SHORT PROBLEM - Leave the pictures out and retype the lines from the beginning through the line with "3, 3, 3, 3, 3];", both ends included.

DATA LINES -
________________

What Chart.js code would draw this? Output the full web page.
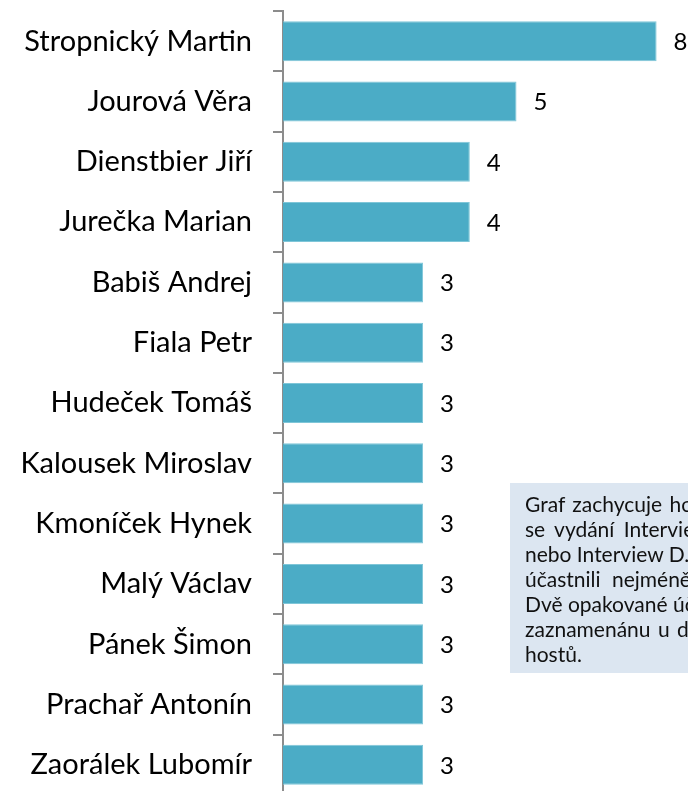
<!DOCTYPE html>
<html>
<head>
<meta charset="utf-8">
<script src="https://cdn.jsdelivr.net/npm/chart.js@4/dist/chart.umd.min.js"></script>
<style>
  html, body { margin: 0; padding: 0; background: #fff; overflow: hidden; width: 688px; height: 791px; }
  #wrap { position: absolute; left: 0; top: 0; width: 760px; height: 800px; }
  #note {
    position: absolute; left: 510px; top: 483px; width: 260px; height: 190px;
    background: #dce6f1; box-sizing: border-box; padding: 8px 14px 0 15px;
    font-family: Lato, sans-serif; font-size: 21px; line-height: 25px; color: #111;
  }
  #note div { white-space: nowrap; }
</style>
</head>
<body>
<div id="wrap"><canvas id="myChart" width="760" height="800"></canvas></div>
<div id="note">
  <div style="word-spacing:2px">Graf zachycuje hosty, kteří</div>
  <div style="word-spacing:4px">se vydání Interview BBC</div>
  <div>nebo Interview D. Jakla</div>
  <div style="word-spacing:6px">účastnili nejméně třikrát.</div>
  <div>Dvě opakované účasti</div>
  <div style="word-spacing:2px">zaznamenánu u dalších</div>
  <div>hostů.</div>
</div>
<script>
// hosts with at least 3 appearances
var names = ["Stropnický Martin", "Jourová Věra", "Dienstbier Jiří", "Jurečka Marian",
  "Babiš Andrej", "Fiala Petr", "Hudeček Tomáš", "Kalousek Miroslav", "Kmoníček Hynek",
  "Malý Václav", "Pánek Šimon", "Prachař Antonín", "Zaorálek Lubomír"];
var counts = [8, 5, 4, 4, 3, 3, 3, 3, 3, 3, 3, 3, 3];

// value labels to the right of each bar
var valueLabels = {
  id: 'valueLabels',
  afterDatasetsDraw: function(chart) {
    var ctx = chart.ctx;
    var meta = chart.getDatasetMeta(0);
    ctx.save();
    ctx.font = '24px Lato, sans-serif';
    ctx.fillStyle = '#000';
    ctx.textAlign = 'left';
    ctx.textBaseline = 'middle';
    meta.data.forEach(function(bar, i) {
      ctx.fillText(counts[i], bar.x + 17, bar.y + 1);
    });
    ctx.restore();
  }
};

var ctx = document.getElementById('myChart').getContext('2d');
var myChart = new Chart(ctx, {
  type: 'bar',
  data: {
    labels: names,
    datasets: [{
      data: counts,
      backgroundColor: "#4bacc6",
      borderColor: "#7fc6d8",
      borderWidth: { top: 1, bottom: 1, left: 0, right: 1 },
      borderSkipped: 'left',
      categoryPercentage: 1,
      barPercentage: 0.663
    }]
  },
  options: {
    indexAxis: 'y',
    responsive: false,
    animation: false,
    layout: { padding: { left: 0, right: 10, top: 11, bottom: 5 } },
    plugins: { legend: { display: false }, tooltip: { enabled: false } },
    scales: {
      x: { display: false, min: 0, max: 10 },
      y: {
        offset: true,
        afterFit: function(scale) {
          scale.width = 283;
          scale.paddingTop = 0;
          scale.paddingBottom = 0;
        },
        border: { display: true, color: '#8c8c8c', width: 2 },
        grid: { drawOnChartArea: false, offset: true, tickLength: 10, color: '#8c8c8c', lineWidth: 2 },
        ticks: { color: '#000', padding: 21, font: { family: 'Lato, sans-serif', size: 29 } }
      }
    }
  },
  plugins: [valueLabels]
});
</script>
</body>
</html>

________________

WRITTEN ANSWER -
What Chart.js code would draw this? Output the full web page.
<!DOCTYPE html>
<html>
<head>
<meta charset="utf-8">
<script src="https://cdn.jsdelivr.net/npm/chart.js@4/dist/chart.umd.min.js"></script>
<style>
  html, body { margin: 0; padding: 0; background: #fff; overflow: hidden; width: 688px; height: 791px; }
  #wrap { position: absolute; left: 0; top: 0; width: 760px; height: 800px; }
  #note {
    position: absolute; left: 510px; top: 483px; width: 260px; height: 190px;
    background: #dce6f1; box-sizing: border-box; padding: 8px 14px 0 15px;
    font-family: Lato, sans-serif; font-size: 21px; line-height: 25px; color: #111;
  }
  #note div { white-space: nowrap; }
</style>
</head>
<body>
<div id="wrap"><canvas id="myChart" width="760" height="800"></canvas></div>
<div id="note">
  <div style="word-spacing:2px">Graf zachycuje hosty, kteří</div>
  <div style="word-spacing:4px">se vydání Interview BBC</div>
  <div>nebo Interview D. Jakla</div>
  <div style="word-spacing:6px">účastnili nejméně třikrát.</div>
  <div>Dvě opakované účasti</div>
  <div style="word-spacing:2px">zaznamenánu u dalších</div>
  <div>hostů.</div>
</div>
<script>
// hosts with at least 3 appearances
var names = ["Stropnický Martin", "Jourová Věra", "Dienstbier Jiří", "Jurečka Marian",
  "Babiš Andrej", "Fiala Petr", "Hudeček Tomáš", "Kalousek Miroslav", "Kmoníček Hynek",
  "Malý Václav", "Pánek Šimon", "Prachař Antonín", "Zaorálek Lubomír"];
var counts = [8, 5, 4, 4, 3, 3, 3, 3, 3, 3, 3, 3, 3];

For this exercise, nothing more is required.